_Requirement_
Please write the listing below out again exactly, leaving every picture behind.

^^^^

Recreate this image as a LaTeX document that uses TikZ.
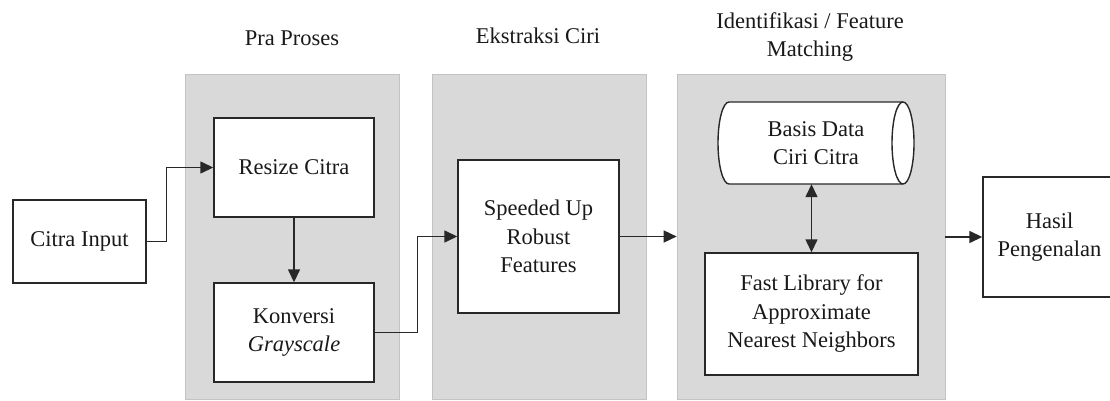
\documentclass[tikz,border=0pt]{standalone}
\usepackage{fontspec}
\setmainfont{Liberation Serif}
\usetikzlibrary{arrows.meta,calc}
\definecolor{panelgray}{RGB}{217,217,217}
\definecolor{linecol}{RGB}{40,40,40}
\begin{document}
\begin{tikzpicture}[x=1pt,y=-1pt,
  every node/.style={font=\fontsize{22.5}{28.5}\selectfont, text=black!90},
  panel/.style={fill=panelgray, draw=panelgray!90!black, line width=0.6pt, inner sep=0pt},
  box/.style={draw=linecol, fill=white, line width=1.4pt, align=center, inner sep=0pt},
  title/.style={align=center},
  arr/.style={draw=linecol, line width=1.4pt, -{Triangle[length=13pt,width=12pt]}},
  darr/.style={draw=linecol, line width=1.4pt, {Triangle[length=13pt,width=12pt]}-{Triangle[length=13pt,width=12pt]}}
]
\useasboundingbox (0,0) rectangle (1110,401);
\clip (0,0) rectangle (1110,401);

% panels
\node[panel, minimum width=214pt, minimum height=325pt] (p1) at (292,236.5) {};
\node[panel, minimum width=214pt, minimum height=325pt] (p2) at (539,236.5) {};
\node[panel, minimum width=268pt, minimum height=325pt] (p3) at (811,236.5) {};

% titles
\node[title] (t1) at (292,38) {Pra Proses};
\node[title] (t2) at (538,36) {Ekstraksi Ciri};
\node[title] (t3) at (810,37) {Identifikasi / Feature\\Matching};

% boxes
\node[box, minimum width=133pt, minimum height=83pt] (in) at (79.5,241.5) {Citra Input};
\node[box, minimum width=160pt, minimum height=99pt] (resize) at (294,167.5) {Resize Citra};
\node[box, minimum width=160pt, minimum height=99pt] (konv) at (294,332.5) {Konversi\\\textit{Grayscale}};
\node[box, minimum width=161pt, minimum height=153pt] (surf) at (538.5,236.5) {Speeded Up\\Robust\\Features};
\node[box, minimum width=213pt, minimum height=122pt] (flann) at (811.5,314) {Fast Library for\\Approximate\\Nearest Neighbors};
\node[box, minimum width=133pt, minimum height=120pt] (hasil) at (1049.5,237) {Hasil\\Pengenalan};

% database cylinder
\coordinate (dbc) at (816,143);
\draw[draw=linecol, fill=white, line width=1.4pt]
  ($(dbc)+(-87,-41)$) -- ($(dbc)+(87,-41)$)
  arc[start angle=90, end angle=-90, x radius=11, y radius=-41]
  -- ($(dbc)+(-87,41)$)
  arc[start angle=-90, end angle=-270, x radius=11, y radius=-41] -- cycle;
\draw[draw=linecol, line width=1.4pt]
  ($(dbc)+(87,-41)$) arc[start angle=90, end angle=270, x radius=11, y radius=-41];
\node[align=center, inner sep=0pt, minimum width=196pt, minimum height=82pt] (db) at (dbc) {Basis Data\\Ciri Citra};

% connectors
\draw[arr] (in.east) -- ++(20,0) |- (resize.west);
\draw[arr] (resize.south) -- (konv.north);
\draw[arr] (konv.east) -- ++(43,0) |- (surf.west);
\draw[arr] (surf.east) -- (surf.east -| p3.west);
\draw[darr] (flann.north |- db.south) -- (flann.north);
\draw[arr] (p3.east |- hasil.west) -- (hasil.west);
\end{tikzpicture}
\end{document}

^^^^

_Exercise answer_
Recreate this image as a LaTeX document that uses TikZ.
\documentclass[tikz,border=0pt]{standalone}
\usepackage{fontspec}
\setmainfont{Liberation Serif}
\usetikzlibrary{arrows.meta,calc}
\definecolor{panelgray}{RGB}{217,217,217}
\definecolor{linecol}{RGB}{40,40,40}
\begin{document}
\begin{tikzpicture}[x=1pt,y=-1pt,
  every node/.style={font=\fontsize{22.5}{28.5}\selectfont, text=black!90},
  panel/.style={fill=panelgray, draw=panelgray!90!black, line width=0.6pt, inner sep=0pt},
  box/.style={draw=linecol, fill=white, line width=1.4pt, align=center, inner sep=0pt},
  title/.style={align=center},
  arr/.style={draw=linecol, line width=1.4pt, -{Triangle[length=13pt,width=12pt]}},
  darr/.style={draw=linecol, line width=1.4pt, {Triangle[length=13pt,width=12pt]}-{Triangle[length=13pt,width=12pt]}}
]
\useasboundingbox (0,0) rectangle (1110,401);
\clip (0,0) rectangle (1110,401);

% panels
\node[panel, minimum width=214pt, minimum height=325pt] (p1) at (292,236.5) {};
\node[panel, minimum width=214pt, minimum height=325pt] (p2) at (539,236.5) {};
\node[panel, minimum width=268pt, minimum height=325pt] (p3) at (811,236.5) {};

% titles
\node[title] (t1) at (292,38) {Pra Proses};
\node[title] (t2) at (538,36) {Ekstraksi Ciri};
\node[title] (t3) at (810,37) {Identifikasi / Feature\\Matching};

% boxes
\node[box, minimum width=133pt, minimum height=83pt] (in) at (79.5,241.5) {Citra Input};
\node[box, minimum width=160pt, minimum height=99pt] (resize) at (294,167.5) {Resize Citra};
\node[box, minimum width=160pt, minimum height=99pt] (konv) at (294,332.5) {Konversi\\\textit{Grayscale}};
\node[box, minimum width=161pt, minimum height=153pt] (surf) at (538.5,236.5) {Speeded Up\\Robust\\Features};
\node[box, minimum width=213pt, minimum height=122pt] (flann) at (811.5,314) {Fast Library for\\Approximate\\Nearest Neighbors};
\node[box, minimum width=133pt, minimum height=120pt] (hasil) at (1049.5,237) {Hasil\\Pengenalan};

% database cylinder
\coordinate (dbc) at (816,143);
\draw[draw=linecol, fill=white, line width=1.4pt]
  ($(dbc)+(-87,-41)$) -- ($(dbc)+(87,-41)$)
  arc[start angle=90, end angle=-90, x radius=11, y radius=-41]
  -- ($(dbc)+(-87,41)$)
  arc[start angle=-90, end angle=-270, x radius=11, y radius=-41] -- cycle;
\draw[draw=linecol, line width=1.4pt]
  ($(dbc)+(87,-41)$) arc[start angle=90, end angle=270, x radius=11, y radius=-41];
\node[align=center, inner sep=0pt, minimum width=196pt, minimum height=82pt] (db) at (dbc) {Basis Data\\Ciri Citra};

% connectors
\draw[arr] (in.east) -- ++(20,0) |- (resize.west);
\draw[arr] (resize.south) -- (konv.north);
\draw[arr] (konv.east) -- ++(43,0) |- (surf.west);
\draw[arr] (surf.east) -- (surf.east -| p3.west);
\draw[darr] (flann.north |- db.south) -- (flann.north);
\draw[arr] (p3.east |- hasil.west) -- (hasil.west);
\end{tikzpicture}
\end{document}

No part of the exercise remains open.